I’m a big fan of Porter Airlines. I like their marketing and PR and I enjoy flying with them whenever the opportunity arises, but I can’t help feel they’ve missed a trick. With a key vote due on on December 4th at City Hall on whether to vote on the airlines plans to expand Toronto Billy Bishop Airport to enable it to fly jets as part of an ambitious expansion plan Porter has a window of opportunity to control its own destiny with a smart PR program.
The company should take a page from the WestJet PR playbook. Earlier in the year the company flew one of it’s new Q400 aircraft – currently the largest plane authorized to fly out of Toronto’s downtown airport, and Porter’s workhorse – past the downtown airport. This was a signal to many that it was looking to add it to its network. [The company has already said that if Porter is allowed to fly jets from Billy Bishop then it should too.]

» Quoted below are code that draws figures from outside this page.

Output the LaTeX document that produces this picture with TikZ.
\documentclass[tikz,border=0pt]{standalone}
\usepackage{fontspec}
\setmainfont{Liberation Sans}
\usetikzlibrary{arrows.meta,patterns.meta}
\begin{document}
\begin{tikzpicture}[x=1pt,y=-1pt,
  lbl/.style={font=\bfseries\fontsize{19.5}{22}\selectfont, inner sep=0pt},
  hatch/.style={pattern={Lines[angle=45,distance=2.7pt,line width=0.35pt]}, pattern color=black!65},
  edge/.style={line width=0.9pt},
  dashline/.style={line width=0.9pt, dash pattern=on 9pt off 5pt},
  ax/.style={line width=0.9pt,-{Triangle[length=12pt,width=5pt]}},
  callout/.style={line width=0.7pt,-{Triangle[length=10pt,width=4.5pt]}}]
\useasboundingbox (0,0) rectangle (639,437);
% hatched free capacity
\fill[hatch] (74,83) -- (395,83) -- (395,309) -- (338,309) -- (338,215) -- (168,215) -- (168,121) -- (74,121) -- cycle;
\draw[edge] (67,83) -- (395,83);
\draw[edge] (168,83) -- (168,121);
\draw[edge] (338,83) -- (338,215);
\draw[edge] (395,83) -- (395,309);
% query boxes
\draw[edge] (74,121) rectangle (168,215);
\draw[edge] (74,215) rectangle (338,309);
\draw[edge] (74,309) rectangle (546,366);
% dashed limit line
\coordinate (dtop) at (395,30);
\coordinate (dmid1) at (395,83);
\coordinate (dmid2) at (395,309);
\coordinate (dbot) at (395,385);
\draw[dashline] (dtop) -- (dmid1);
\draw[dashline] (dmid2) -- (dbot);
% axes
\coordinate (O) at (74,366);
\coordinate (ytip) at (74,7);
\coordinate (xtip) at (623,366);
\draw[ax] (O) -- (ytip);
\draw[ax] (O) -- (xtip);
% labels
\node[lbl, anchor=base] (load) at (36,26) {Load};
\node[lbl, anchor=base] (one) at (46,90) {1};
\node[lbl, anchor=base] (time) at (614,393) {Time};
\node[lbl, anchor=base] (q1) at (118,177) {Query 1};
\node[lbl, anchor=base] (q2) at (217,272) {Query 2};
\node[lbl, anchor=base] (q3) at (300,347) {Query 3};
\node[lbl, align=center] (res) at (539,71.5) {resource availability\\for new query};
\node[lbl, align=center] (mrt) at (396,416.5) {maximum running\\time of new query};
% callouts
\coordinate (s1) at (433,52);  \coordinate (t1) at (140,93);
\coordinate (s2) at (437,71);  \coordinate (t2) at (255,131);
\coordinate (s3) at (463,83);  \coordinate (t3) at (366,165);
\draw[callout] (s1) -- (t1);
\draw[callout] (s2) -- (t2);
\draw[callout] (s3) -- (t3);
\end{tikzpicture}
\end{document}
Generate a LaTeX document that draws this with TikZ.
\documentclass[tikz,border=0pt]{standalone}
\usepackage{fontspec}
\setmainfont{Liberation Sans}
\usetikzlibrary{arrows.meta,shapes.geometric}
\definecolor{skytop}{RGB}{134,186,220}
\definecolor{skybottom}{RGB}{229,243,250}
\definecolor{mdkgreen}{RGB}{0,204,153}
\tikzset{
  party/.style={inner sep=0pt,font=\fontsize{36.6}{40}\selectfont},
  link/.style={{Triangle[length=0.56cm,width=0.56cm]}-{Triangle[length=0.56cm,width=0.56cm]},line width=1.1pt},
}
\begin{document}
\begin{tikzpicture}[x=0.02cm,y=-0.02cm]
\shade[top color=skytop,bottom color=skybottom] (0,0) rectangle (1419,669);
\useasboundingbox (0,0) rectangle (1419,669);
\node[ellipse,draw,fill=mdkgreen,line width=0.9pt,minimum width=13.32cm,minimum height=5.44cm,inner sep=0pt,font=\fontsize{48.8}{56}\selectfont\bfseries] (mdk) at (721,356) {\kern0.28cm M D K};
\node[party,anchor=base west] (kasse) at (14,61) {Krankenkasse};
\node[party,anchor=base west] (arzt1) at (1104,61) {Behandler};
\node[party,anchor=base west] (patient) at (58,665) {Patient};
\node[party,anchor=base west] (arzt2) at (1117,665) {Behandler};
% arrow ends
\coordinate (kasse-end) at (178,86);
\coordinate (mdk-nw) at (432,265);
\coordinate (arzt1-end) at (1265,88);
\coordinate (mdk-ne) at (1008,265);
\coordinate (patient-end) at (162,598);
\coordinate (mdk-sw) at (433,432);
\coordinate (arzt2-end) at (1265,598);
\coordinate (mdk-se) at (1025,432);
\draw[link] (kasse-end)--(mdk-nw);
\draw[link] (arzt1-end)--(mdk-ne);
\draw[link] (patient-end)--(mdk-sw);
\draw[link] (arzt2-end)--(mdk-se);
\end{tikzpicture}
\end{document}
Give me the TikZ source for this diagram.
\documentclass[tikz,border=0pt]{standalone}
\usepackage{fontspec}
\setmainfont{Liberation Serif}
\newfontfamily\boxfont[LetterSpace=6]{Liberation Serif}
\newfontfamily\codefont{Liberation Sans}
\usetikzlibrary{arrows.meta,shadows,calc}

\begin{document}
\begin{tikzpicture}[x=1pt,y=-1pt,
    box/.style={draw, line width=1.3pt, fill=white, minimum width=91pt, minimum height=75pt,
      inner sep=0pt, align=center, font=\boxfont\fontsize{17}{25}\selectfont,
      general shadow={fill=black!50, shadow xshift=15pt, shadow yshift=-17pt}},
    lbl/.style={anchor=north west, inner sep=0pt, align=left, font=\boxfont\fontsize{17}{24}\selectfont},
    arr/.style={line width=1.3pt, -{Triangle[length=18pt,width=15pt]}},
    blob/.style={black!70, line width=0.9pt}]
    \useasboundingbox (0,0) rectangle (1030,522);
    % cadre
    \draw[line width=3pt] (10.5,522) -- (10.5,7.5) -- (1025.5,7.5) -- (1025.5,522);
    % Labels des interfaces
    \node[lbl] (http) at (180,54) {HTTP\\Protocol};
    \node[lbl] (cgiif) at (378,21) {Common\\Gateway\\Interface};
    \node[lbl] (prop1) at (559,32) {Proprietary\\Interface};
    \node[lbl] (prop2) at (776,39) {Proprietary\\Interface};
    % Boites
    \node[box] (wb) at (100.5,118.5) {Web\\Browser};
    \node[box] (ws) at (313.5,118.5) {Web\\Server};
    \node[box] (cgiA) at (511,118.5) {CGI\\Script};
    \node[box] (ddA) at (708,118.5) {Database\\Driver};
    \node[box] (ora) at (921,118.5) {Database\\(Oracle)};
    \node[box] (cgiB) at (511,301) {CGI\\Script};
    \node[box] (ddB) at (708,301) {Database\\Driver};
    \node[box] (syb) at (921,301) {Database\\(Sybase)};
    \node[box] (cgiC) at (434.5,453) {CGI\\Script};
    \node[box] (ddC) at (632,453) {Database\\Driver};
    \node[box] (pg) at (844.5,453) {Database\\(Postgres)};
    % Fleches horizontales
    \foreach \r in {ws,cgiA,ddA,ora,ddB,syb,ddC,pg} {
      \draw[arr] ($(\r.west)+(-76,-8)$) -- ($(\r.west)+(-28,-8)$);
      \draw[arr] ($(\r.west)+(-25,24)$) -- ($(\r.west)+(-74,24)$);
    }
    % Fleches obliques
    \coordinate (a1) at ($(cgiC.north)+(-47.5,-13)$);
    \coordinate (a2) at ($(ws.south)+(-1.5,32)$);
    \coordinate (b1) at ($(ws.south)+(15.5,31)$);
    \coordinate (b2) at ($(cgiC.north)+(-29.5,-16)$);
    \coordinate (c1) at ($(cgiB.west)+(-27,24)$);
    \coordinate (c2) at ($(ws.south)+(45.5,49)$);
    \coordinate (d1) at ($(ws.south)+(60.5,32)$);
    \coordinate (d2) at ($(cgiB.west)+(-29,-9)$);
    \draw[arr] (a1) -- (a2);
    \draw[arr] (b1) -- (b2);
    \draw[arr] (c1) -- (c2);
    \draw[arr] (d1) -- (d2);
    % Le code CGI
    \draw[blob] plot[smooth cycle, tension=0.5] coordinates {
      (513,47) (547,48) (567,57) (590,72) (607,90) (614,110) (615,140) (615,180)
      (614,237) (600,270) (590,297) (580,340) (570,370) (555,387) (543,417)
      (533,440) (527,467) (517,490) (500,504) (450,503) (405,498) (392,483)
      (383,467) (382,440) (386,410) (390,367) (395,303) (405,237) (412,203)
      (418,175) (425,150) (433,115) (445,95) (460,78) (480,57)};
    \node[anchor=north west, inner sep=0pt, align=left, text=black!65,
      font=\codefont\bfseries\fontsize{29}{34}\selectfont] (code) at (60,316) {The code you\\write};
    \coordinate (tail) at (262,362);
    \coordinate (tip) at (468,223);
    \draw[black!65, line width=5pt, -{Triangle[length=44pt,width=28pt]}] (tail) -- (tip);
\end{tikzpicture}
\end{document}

With one of the biggest issues around Porter’s plans the impact of jets on residents’ quiet enjoyment of the waterfront addressing and allaying these concerns could play a significant role in getting the vote before Council. Demonstrating that the C100 ‘whisper’ jets will not negatively impact local residents’ lives could be the difference between the company getting the go-ahead and being forced to go back to the drawing board.
How would I do that? Porter can’t currently land a new C100 at Billy Bishop – the runway is too short to safely land and take off again. What it could do is, known in the aviation industry, as a go-around. A go-around is where a pilot aborts a landing [often because of a safety issue or unexpectedly bad weather conditions] at the very last moment. Airlines and aircraft manufacturers have also been using a variation on the theme – a low, slow, runway pass, at air shows for many years to show off their new machines. Porter needs to organize a go-around of slow pass over Billy Bishop airport before the Toronto City Council Executive Committee meets on Wednesday – and it needs to invite the press, supporters, opponents.
Why would I do it? First, it would give the company a great media shot of C 100s at the downtown airport – a vision of the future, as it sees it. Second, it would demonstrate that the jets would not result in significant additional noise from the airport – reinforcing press reports from the first flight about the quietness of the airplanes engines – and removing many of the arguments of those opposed to Porter’s plans. Third, it would undoubtedly be covered by every major media outlet in the city as well as many across Canada and within the aviation industry. Fourth, it would add weight to its argument and provide ammunition to the arguments of supporters of its plans.
There are many other benefits from getting C 100s flying past Billy Bishop. T minus 2 days and counting.